While writing yesterday's entry, I wondered whether George W. Bush knew the difference between Sunni and Shiite. While I have my suspicions, I could not recall off the top of my head any definite indication of Sunni-Shiite ignorance on his part.

But Bush is not the only person in government who ought to know the most basic facts about the world. Representative Silvestre Reyes (D-Texas), nominated to be the next chairman of the House Intelligence Committee, should be held to the same standard.

Today's New York Times (section 4, page 7) reports that Reyes, when asked, mistakenly identified the sectarian backgrounds of both al-Qa'ida and Hizballah. The Congressman's excuse implies that knowledge is too much to ask, even of people in government: 'Speaking only for myself, it's hard to keep things in perspective and in the categories.' It has been twenty-three years since Hizballah killed 241 U.S. soldiers in the Beirut barracks bombing of October 1983. One would think that would be enough time to pick up a newspaper, let alone an intelligence report, and learn the facts of the case.

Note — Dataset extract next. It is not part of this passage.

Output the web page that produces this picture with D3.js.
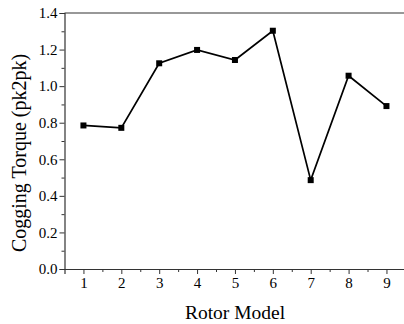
<!DOCTYPE html>
<html><head><meta charset="utf-8">
<script src="https://cdn.jsdelivr.net/npm/d3@7"></script>
<style>
html,body{margin:0;padding:0;background:#fff;}
svg{display:block;}
</style></head>
<body>
<svg id="c" width="404" height="324"></svg>
<script>
const models = [1,2,3,4,5,6,7,8,9];
const torque = [0.785,0.772,1.125,1.198,1.143,1.303,0.486,1.057,0.891];
const yTicks = [0.0,0.2,0.4,0.6,0.8,1.0,1.2,1.4];
const xTitle = "Rotor Model";
const yTitle = "Cogging Torque (pk2pk)";

const FF = "Liberation Serif";
const svg = d3.select("#c");
const L = 64.5, R = 405.4, T = 13, B = 269;
const x = d3.scaleLinear().domain([0.5,9.5]).range([L,R]);
const y = d3.scaleLinear().domain([0,1.4]).range([B,T]);
const axisCol = "#333";

// top border
svg.append("line").attr("x1",L).attr("x2",R).attr("y1",T).attr("y2",T)
  .attr("stroke",axisCol).attr("stroke-width",1.2);

// y axis
const ya = svg.append("g").attr("transform",`translate(${L},0)`);
ya.call(d3.axisLeft(y).tickValues(yTicks).tickFormat(d3.format(".1f")).tickSize(5).tickPadding(2));
const yMinor = svg.append("g").attr("transform",`translate(${L},0)`);
yMinor.call(d3.axisLeft(y).tickValues(d3.range(0.1,1.4,0.2)).tickFormat("").tickSize(3));
yMinor.select(".domain").remove();
// x axis
const xa = svg.append("g").attr("transform",`translate(0,${B})`);
xa.call(d3.axisBottom(x).tickValues(models).tickFormat(d3.format("d")).tickSize(5).tickPadding(3));
const xMinor = svg.append("g").attr("transform",`translate(0,${B})`);
xMinor.call(d3.axisBottom(x).tickValues(d3.range(1.5,9.5,1)).tickFormat("").tickSize(3));
xMinor.select(".domain").remove();

svg.selectAll("g").attr("font-family",FF).attr("font-size",15);
svg.selectAll(".domain").attr("stroke",axisCol).attr("stroke-width",1.2);
svg.selectAll(".tick line").attr("stroke",axisCol).attr("stroke-width",1);
svg.selectAll(".tick text").attr("font-family",FF).attr("font-size",15).attr("fill","#000");

// line
const line = d3.line().x((d,i)=>x(models[i])).y(d=>y(d));
svg.append("path").datum(torque).attr("d",line).attr("fill","none")
  .attr("stroke","#000").attr("stroke-width",1.7);
svg.selectAll("rect.m").data(torque).join("rect").attr("class","m")
  .attr("x",(d,i)=>x(models[i])-3).attr("y",d=>y(d)-3)
  .attr("width",6).attr("height",6).attr("fill","#000");

// titles
svg.append("text").attr("x",235).attr("y",319).attr("text-anchor","middle")
  .attr("font-family",FF).attr("font-size",19.5).attr("fill","#000").text(xTitle);
svg.append("text").attr("transform","translate(26,153) rotate(-90)").attr("text-anchor","middle")
  .attr("font-family",FF).attr("font-size",20).attr("fill","#000").text(yTitle);
</script>
</body></html>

Bush and company tend to lump al-Qa'ida with Hizballah and Iran, but if they really believe in such a flattening of fundamental oppositions, then the White House is even more misguided than its adventures in Iraq reveal. The leadership and members of (Sunni) al-Qa'ida see Shiites as apostates and would kill them as readily as they would American troops. Bin Ladin himself has called for attacks against Shiites in Iraq, most recently in his July 2006 audio recording, as reported by CNN: 'Our Muslim people in Iraq need to learn that no truce should be accepted with the crusaders and the apostates.'

Bin Ladin would like to wipe both the crusaders and the apostates off the face of the earth, but at least he knows the difference between them.